Dövizle faizle manipülasyonla, MİT müsteşarıyla ellerine ne geçerse
onunla aynı yöndeki gayretlerini sürdürüyorlar. Ekonomide kriz
görüntüsü için çalışıyorlar. Ama nafile, bunların hepsi koskoca bir
hiç. Dışardan birileri, köşelerinde bir şeyler yazıyorlar. Bunların
hiçbirisi bizim aklımıza girmez. Biz ne yaptığımızı nasıl
çalıştığımızı aldığımız neticelerle ortaya koyuyoruz. Filanca iş
adamının, holdingin, yazarın yazdıkları yazılar bizim aramızdaki
muhabbeti ortadan kaldırmaz.
Birileri köşelerinde yazıyor, sayın Gül ile ilgili, şahsımla
ilgili, başbakanımızla ilgili yazıyorlar. Dertleri bunları
birbirine düşürebilir miyiz? Yahu boşuna uğraşmayın, bunu
yapamazsınız. Eğer üreteceğiniz bir şey varsa gelin bu yarışa girin
ve yerinizi alın.
“Kardeşim Ne Kürt Sorunu Ya”
40 çürük yumurtadan bir sağlam yumurta çıkmaz. Hala bunlar
buradalar, böyle yürünmez. Ülkeye zarar veriyorsunuz. Karşımızda
tüm umudunu sokak olaylarına, Vandalların eylemlerine bağlamış bir
hastalıklı zihniyet var. Buralarda bizim terörle mücadelede neler
kaybettiğimiz belli. Eğer biz bu kayıplara uğramamış olsaydık,
bugün çok çok farklı yerde olacaktık. Şimdi varsa bakıyorsun, Kürt
sorunu. Kardeşim ne Kürt sorunu ya. Artık böyle bir şey yok.

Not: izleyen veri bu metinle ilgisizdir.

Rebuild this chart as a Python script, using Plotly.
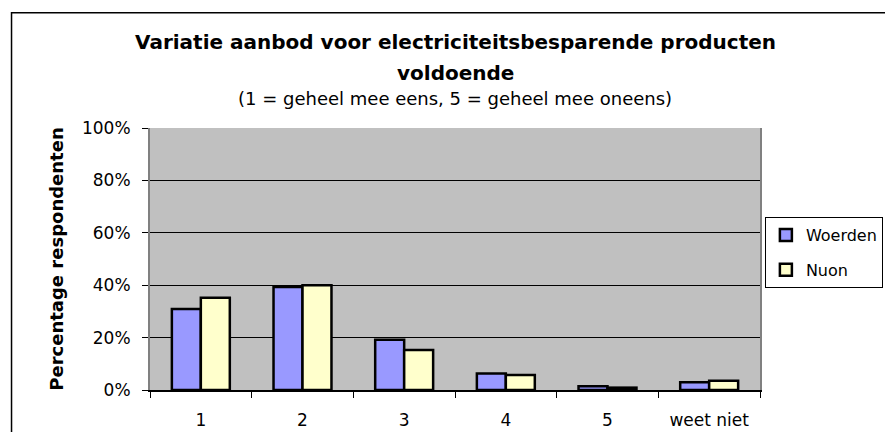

2005’te Diyarbakır konuşmamda açıkladım. Her etnik unsurun kendine
has sorunları var. Dün Roman kardeşlerime de söyledim, Türk’ün de
Roman kardeşlerimin de sorunu var, Boşnak’ın da sorunu var, Laz’ın
da sorunu var. hepsinin sorunu var.
“Allah Aşkına Bizden Farklı Neyiniz Var”
Neyin eksik senin, başbakan çıkardın mı, bakan çıkardın mı
çıkardın. TSK da var mısın var, ne istiyorsun daha ne istiyorsun?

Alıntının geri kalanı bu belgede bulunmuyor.